The request: From the first line of the listing below, retype each line up to and including the one with "var DASH = [19, 15];"; pictures stay out.

Collected data:
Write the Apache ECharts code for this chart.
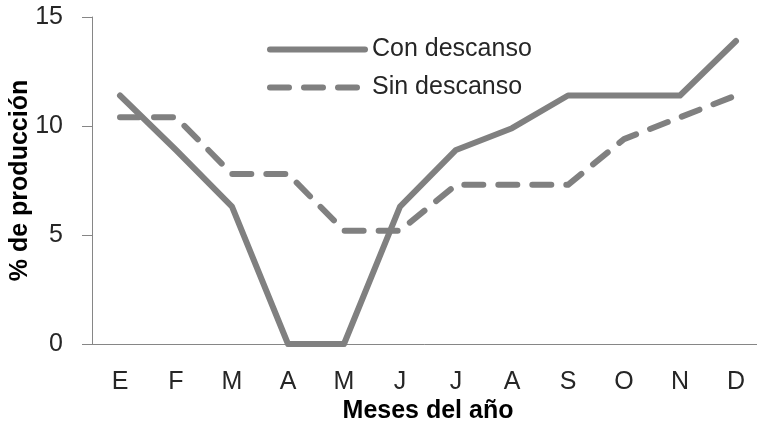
<!DOCTYPE html>
<html>
<head>
<meta charset="utf-8">
<script src="https://cdn.jsdelivr.net/npm/echarts@6/dist/echarts.min.js"></script>
<style>
html,body{margin:0;padding:0;background:#fff;}
#c{width:757px;height:425px;}
</style>
</head>
<body>
<div id="c"></div>
<script>
var months = ['E','F','M','A','M','J','J','A','S','O','N','D'];
var conDescanso = [11.4, 8.9, 6.3, 0, 0, 6.3, 8.9, 9.9, 11.4, 11.4, 11.4, 13.9];
var sinDescanso = [10.4, 10.4, 7.8, 7.8, 5.2, 5.2, 7.3, 7.3, 7.3, 9.4, 10.4, 11.4];
var seriesNames = ['Con descanso', 'Sin descanso'];

var FONT = 'Liberation Sans';
var GRAY = '#808080';
var AXIS = '#868686';
var TXT = '#262626';
var LW = 6;
var DASH = [19, 15];

var chart = echarts.init(document.getElementById('c'));
chart.setOption({
  animation: false,
  backgroundColor: '#fff',
  textStyle: { fontFamily: FONT },
  grid: { left: 92, top: 17, bottom: 81, right: -7, containLabel: false, outerBoundsMode: 'none' },
  legend: {
    orient: 'vertical',
    left: 262, top: 32,
    itemWidth: 95, itemHeight: 14, itemGap: 13,
    data: [
      { name: seriesNames[0], itemStyle: { opacity: 0 }, lineStyle: { width: LW, cap: 'round', color: GRAY } },
      { name: seriesNames[1], itemStyle: { opacity: 0 }, lineStyle: { width: LW, cap: 'round', type: DASH, color: GRAY } }
    ],
    textStyle: { fontFamily: FONT, fontSize: 25, color: TXT, padding: [0,0,0,2] }
  },
  xAxis: {
    type: 'category',
    data: months,
    boundaryGap: true,
    name: 'Meses del año',
    nameLocation: 'middle',
    nameGap: 55,
    nameMoveOverlap: false,
    nameTextStyle: { fontFamily: FONT, fontSize: 25, fontWeight: 'bold', color: '#000' },
    axisLine: { lineStyle: { color: AXIS, width: 1 } },
    axisTick: { inside: true, length: 9, lineStyle: { color: AXIS } },
    axisLabel: { margin: 26, fontSize: 25, color: TXT, fontFamily: FONT },
    splitLine: { show: false }
  },
  yAxis: {
    type: 'value',
    min: 0, max: 15, interval: 5,
    name: '% de producción',
    nameLocation: 'middle',
    nameGap: 59,
    nameMoveOverlap: false,
    nameTextStyle: { fontFamily: FONT, fontSize: 25, fontWeight: 'bold', color: '#000' },
    axisLine: { show: true, lineStyle: { color: AXIS, width: 1 } },
    axisTick: { show: true, length: 10, lineStyle: { color: AXIS } },
    axisLabel: { margin: 29, fontSize: 25, color: TXT, fontFamily: FONT },
    splitLine: { show: false }
  },
  series: [
    {
      name: seriesNames[0], type: 'line', data: conDescanso,
      symbol: 'none',
      lineStyle: { color: GRAY, width: LW, cap: 'round', join: 'round' },
      itemStyle: { color: GRAY }
    },
    {
      name: seriesNames[1], type: 'line', data: sinDescanso,
      symbol: 'none',
      lineStyle: { color: GRAY, width: LW, type: DASH, cap: 'round', join: 'round' },
      itemStyle: { color: GRAY }
    }
  ]
});
</script>
</body>
</html>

Written solution:
Write the Apache ECharts code for this chart.
<!DOCTYPE html>
<html>
<head>
<meta charset="utf-8">
<script src="https://cdn.jsdelivr.net/npm/echarts@6/dist/echarts.min.js"></script>
<style>
html,body{margin:0;padding:0;background:#fff;}
#c{width:757px;height:425px;}
</style>
</head>
<body>
<div id="c"></div>
<script>
var months = ['E','F','M','A','M','J','J','A','S','O','N','D'];
var conDescanso = [11.4, 8.9, 6.3, 0, 0, 6.3, 8.9, 9.9, 11.4, 11.4, 11.4, 13.9];
var sinDescanso = [10.4, 10.4, 7.8, 7.8, 5.2, 5.2, 7.3, 7.3, 7.3, 9.4, 10.4, 11.4];
var seriesNames = ['Con descanso', 'Sin descanso'];

var FONT = 'Liberation Sans';
var GRAY = '#808080';
var AXIS = '#868686';
var TXT = '#262626';
var LW = 6;
var DASH = [19, 15];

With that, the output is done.